After we finished, Charity graciously came to pick us up so that she could drive them home instead of me paying for a taxi.  We first met Little Boy’s grandparents at the school, where I met his grandmother for the first time.  It was so good for my heart to see how much they both love their grandson.  I can’t imagine how hard it has been to lose both their daughter and son-in-law, but they have stepped in to fill those roles for Little Boy in such a beautiful way.  I explained all the instructions for the medication, Little Boy’s grandmother tied him up in a chitenge (piece of cloth) on her back, and the three of them left to go home.  I know some of my students come from very difficult families, so I was overwhelmed with thankfulness that at least I was sending Little Boy home with two people who love and protect him as much as they can.  We then drove Little Girl to her house that is fairly close to the school.  By this time it was almost 6:00, but no one was at home.  Thankfully her neighbor, mother to 2 of our other students, was at home and she promised to relay the instructions on to Little Girl’s mother.  And with that, we were done for the day. 
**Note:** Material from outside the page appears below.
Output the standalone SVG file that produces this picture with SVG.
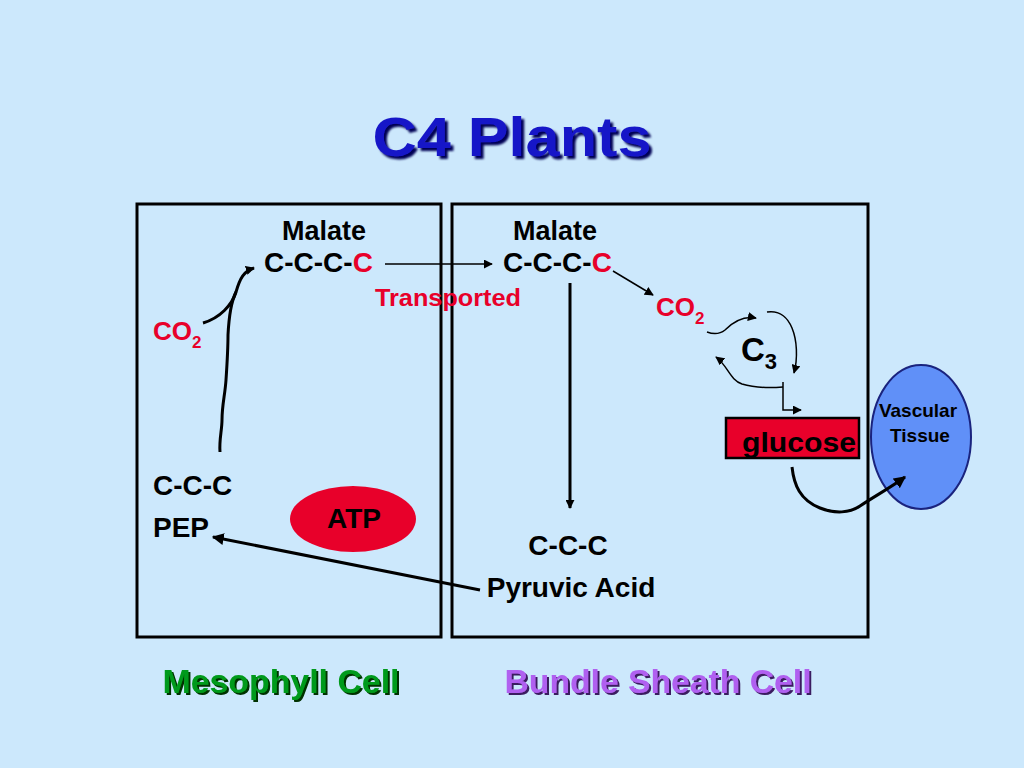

I had no idea when I woke up this morning that this is what I would be doing, but I am so incredibly thankful.  This is why I came to Zambia.  I did not come to go home after school and sit on my couch and surf through facebook.  I came to do life with these children.  They are my mission 24/7, not just while we’re at school, and today I got to make that a reality.  I got an unexpected and uncommon period of 2-on-one time with Little Boy and Little Girl, and it was precious.  I got to show their families that I’m not just some white girl who teaches their kids; I am here to stand beside them and help love these children in any way I can.  I am starting to break down the walls that tower between me and the people of Zambia, and I could not be more excited.  God is at work, and I’m ready for whatever comes next.